Foi uma leitura muito agradável, sobretudo porque três personagens se destacam do mar um tanto ou quanto monótono das restantes: Lib, Anna (a criança que recusa alimento) e William Byrne, um jornalista católico dividido entre o sensacionalismo que a imprensa procura e a curiosidade crescente quanto ao caso. A inteligência destes três, combinada com o retrato de época da Irlanda mística e profundamente católica do século XIX, fazem valer cada página do romance. A acção desenrola-se num ritmo um pouco lento, bastante descritivo, mas é daqueles livros que, sorvido aos poucos, nos leva a grandes reflexões.

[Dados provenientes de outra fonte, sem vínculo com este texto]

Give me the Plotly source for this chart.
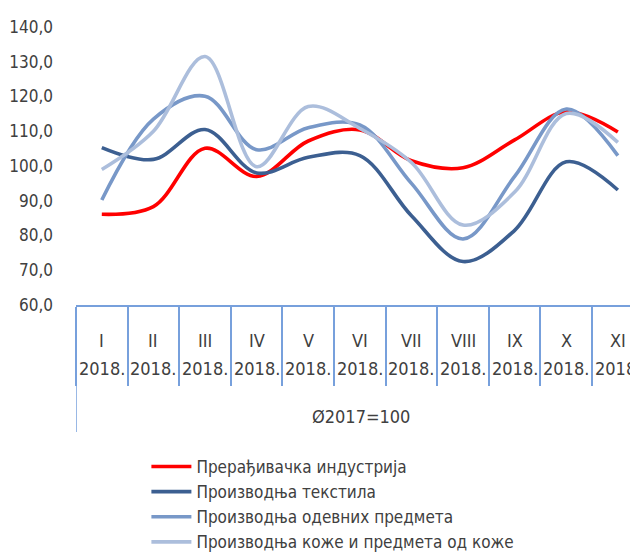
import plotly.graph_objects as go

months = ["I", "II", "III", "IV", "V", "VI", "VII", "VIII", "IX", "X", "XI"]
year_label = "2018."
axis_title = "Ø2017=100"
series_names = [
    "Прерађивачка индустрија",
    "Производња текстила",
    "Производња одевних предмета",
    "Производња коже и предмета од коже",
]
manufacturing = [86.1, 88.3, 105.1, 97.0, 107.2, 110.4, 101.5, 99.5, 107.5, 115.6, 109.8]
textiles = [105.3, 101.9, 110.5, 98.0, 102.5, 103.0, 85.7, 72.5, 81.5, 101.2, 93.1]
apparel = [90.2, 113.5, 120.1, 104.7, 111.0, 111.8, 95.0, 79.0, 97.0, 116.4, 103.0]
leather = [99.0, 110.0, 131.5, 99.8, 117.1, 110.8, 101.0, 83.0, 92.5, 115.1, 106.8]
y_ticks = [60, 70, 80, 90, 100, 110, 120, 130, 140]

colors = ["#ff0000", "#3c5f91", "#7898c8", "#acbedc"]
FONT = "DejaVu Sans Condensed, Liberation Sans Narrow, sans-serif"
TXT = "#404040"
AXC = "#77a0dc"

PLOT_H = 278  # pixel height of plotting area (for paper-coordinate placement)

xs = list(range(len(months)))
fig = go.Figure()
for name, vals, c in zip(series_names, [manufacturing, textiles, apparel, leather], colors):
    fig.add_trace(go.Scatter(x=xs, y=vals, name=name, mode="lines",
                             line=dict(color=c, width=3.6, shape="spline", smoothing=1.0)))

boundaries = [i - 0.5 for i in xs]

def py(pix_below_axis):
    return -pix_below_axis / PLOT_H

fig.update_layout(
    width=638, height=554,
    margin=dict(l=68, r=0, t=19, b=257, autoexpand=False),
    paper_bgcolor="white", plot_bgcolor="white",
    separators=", ",
    font=dict(family=FONT, color=TXT, size=17),
    showlegend=True,
    legend=dict(x=0.1235, y=py(255), xanchor="left", yanchor="bottom",
                font=dict(family=FONT, size=17, color=TXT),
                itemwidth=40, tracegroupgap=0, bgcolor="rgba(0,0,0,0)"),
    xaxis=dict(range=[-0.5, 10.545], showgrid=False, zeroline=False,
               showline=True, linecolor=AXC, linewidth=1.5,
               tickmode="array", tickvals=boundaries, ticktext=[""] * len(boundaries),
               ticks="outside", ticklen=79, tickcolor=AXC, tickwidth=1.5,
               showticklabels=False, fixedrange=True),
    yaxis=dict(range=[60, 140], tickmode="array", tickvals=y_ticks,
               tickformat=".1f", showgrid=False, zeroline=False, showline=False,
               ticks="", ticklabelstandoff=22,
               tickfont=dict(family=FONT, size=17, color=TXT), fixedrange=True),
)

# category labels (two rows) centered in each category cell
for i, m in enumerate(months):
    fig.add_annotation(x=i, xref="x", y=py(35), yref="paper",
                       text=m, showarrow=False, xanchor="center", yanchor="middle",
                       font=dict(family=FONT, size=18, color=TXT))
    fig.add_annotation(x=i, xref="x", y=py(63), yref="paper",
                       text=year_label, showarrow=False, xanchor="center", yanchor="middle",
                       font=dict(family=FONT, size=18, color=TXT))

# outer category level label
fig.add_annotation(x=0.5, xref="paper", y=py(111), yref="paper", text=axis_title,
                   showarrow=False, xanchor="center", yanchor="middle",
                   font=dict(family=FONT, size=18, color=TXT))

# outer level left divider
fig.add_shape(type="line", xref="x", yref="paper", x0=boundaries[0], x1=boundaries[0],
              y0=0, y1=py(127), line=dict(color=AXC, width=1.5))

fig.write_html("out.html")
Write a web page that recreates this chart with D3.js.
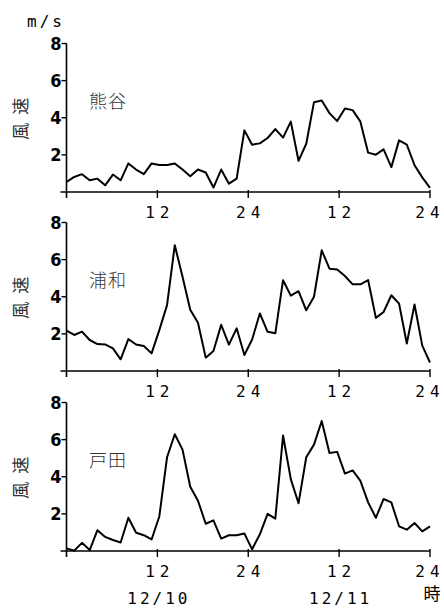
<!DOCTYPE html>
<html>
<head>
<meta charset="utf-8">
<script src="https://cdn.jsdelivr.net/npm/d3@7"></script>
<style>
  body { margin: 0; background: #fff; }
  svg { display: block; }
  .tick-y { font-family: "Liberation Sans Narrow", "DejaVu Sans Condensed", sans-serif; font-size: 18px; font-weight: bold; }
  .tick-x { font-family: "DejaVu Sans Mono", monospace; font-size: 16px; }
  .jp { font-family: "Noto Sans CJK JP", sans-serif; }
</style>
</head>
<body>
<div id="chart"></div>
<script>
// wind speed (m/s), hourly, 12/10 0h .. 12/11 24h
const stations = ["熊谷", "浦和", "戸田"];
const kumagaya = [0.54, 0.81, 0.96, 0.63, 0.72, 0.36, 0.94, 0.63, 1.54, 1.21, 0.96, 1.54,
  1.45, 1.45, 1.54, 1.21, 0.85, 1.21, 1.05, 0.24, 1.21, 0.45, 0.72, 3.32,
  2.55, 2.62, 2.91, 3.39, 2.93, 3.79, 1.68, 2.6, 4.84, 4.93, 4.25, 3.82,
  4.5, 4.41, 3.79, 2.12, 2.01, 2.3, 1.34, 2.78, 2.55, 1.44, 0.79, 0.22];
const urawa = [2.18, 1.94, 2.12, 1.67, 1.45, 1.43, 1.22, 0.63, 1.72, 1.43, 1.35, 0.95,
  2.2, 3.55, 6.78, 5.08, 3.3, 2.6, 0.72, 1.08, 2.49, 1.42, 2.3, 0.86,
  1.7, 3.1, 2.11, 2.03, 4.89, 4.06, 4.3, 3.27, 4.0, 6.5, 5.51, 5.47,
  5.12, 4.67, 4.67, 4.9, 2.86, 3.18, 4.08, 3.63, 1.48, 3.58, 1.37, 0.46];
const toda = [0.14, 0.02, 0.44, 0.05, 1.12, 0.76, 0.59, 0.46, 1.79, 0.98, 0.85, 0.62,
  1.86, 5.05, 6.29, 5.46, 3.46, 2.71, 1.47, 1.65, 0.67, 0.85, 0.85, 0.94,
  0.09, 0.9, 2.0, 1.74, 6.22, 3.87, 2.57, 5.05, 5.73, 7.0, 5.28, 5.34,
  4.17, 4.34, 3.78, 2.62, 1.79, 2.8, 2.62, 1.33, 1.15, 1.51, 1.06, 1.33];
const series = [kumagaya, urawa, toda];

const yTicks = [2, 4, 6, 8];
const xTicks = [12, 24, 36, 48];
const xTickLabels = ["12", "24", "12", "24"];
const dateHours = [12, 36];
const dateLabels = ["12/10", "12/11"];

const width = 444, height = 609;
const bottoms = [192, 371, 551];
const panelH = 148.5;
const spacing = 5;

const svg = d3.select("#chart").append("svg")
    .attr("width", width)
    .attr("height", height);

const x = d3.scaleLinear().domain([0, 48]).range([66.5, 430]);
// readings are spread from the axis to the 24h tick
const xi = d3.scaleLinear().domain([0, kumagaya.length - 1]).range(x.range());

series.forEach((values, p) => {
    const y = d3.scaleLinear().domain([0, 8]).range([bottoms[p], bottoms[p] - panelH]);
    const g = svg.append("g");

    // axes
    g.append("line")
        .attr("x1", x(0)).attr("x2", x(0))
        .attr("y1", y(8)).attr("y2", y(0) + 6)
        .attr("stroke", "#000").attr("stroke-width", 1.6);
    g.append("line")
        .attr("x1", x(0) - 6).attr("x2", x(48))
        .attr("y1", y(0)).attr("y2", y(0))
        .attr("stroke", "#000").attr("stroke-width", 1.6);

    g.selectAll(".yt").data(yTicks).enter().append("line")
        .attr("x1", x(0) - 5).attr("x2", x(0))
        .attr("y1", d => y(d)).attr("y2", d => y(d))
        .attr("stroke", "#000").attr("stroke-width", 1.4);
    g.selectAll(".yl").data(yTicks).enter().append("text")
        .attr("class", "tick-y")
        .attr("x", x(0) - 5)
        .attr("y", d => y(d) + 6.5)
        .attr("text-anchor", "end")
        .text(d => d);

    g.selectAll(".xt").data(xTicks).enter().append("line")
        .attr("x1", d => x(d)).attr("x2", d => x(d))
        .attr("y1", y(0) - 2).attr("y2", y(0) + 6)
        .attr("stroke", "#000").attr("stroke-width", 1.4);
    g.selectAll(".xl").data(xTicks).enter().append("text")
        .attr("class", "tick-x")
        .attr("x", d => Math.min(x(d) + spacing / 2, 430))
        .attr("y", y(0) + 26)
        .attr("text-anchor", "middle")
        .attr("letter-spacing", spacing)
        .text((d, i) => xTickLabels[i]);

    // axis title
    g.append("text")
        .attr("class", "jp")
        .attr("transform", `translate(27,${y(4) - 3}) rotate(-90)`)
        .attr("text-anchor", "middle")
        .attr("font-size", 17)
        .attr("letter-spacing", 8)
        .attr("fill", "#333")
        .text("風速");

    g.append("text")
        .attr("class", "jp")
        .attr("x", 89)
        .attr("y", y(8) + 64)
        .attr("font-size", 18)
        .attr("letter-spacing", 1)
        .attr("fill", "#333")
        .attr("font-weight", 300)
        .text(stations[p]);

    const line = d3.line()
        .x((d, i) => xi(i))
        .y(d => y(d));
    g.append("path")
        .datum(values)
        .attr("d", line)
        .attr("fill", "none")
        .attr("stroke", "#000")
        .attr("stroke-width", 2)
        .attr("stroke-linejoin", "round");
});

svg.append("text")
    .attr("class", "tick-x")
    .attr("x", 27).attr("y", 27)
    .attr("letter-spacing", 3)
    .text("m/s");

svg.selectAll(".date").data(dateHours).enter().append("text")
    .attr("class", "tick-x")
    .attr("x", d => x(d) + 1.5)
    .attr("y", 604)
    .attr("text-anchor", "middle")
    .attr("letter-spacing", 3)
    .text((d, i) => dateLabels[i]);

svg.append("text")
    .attr("class", "jp")
    .attr("x", 432).attr("y", 600)
    .attr("text-anchor", "middle")
    .attr("font-size", 17)
    .text("時");
</script>
</body>
</html>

É que Anna O’Donnell é uma menina encantadora, apesar de cegamente devota, e não são claros os motivos que a levam a abandonar-se daquele modo à religião. A função de Lib é a de entender se Anna realmente sobrevive sem alimento, para êxtase dos fanáticos religiosos que rodeiam a criança, ou se alguém a tem alimentado em secretismo para lucrar com a circunstância. Nas longas horas que passa a observar a menina, várias teorias vão-se formando, e a ligação das duas vai-se adensando, até que Lib, a tão profissional enfermeira de Miss N., começa a perder o auto-controlo e ameaça destruir a sua reputação de obediente e metódica, quando o desejo incontrolável de interferir a assalta a todos os instantes.
É uma narrativa de humanidade, que mexe com o que é sagrado em nós e com o tema muito actual da tolerância religiosa, e dos limites do indivíduo perante a máquina maior.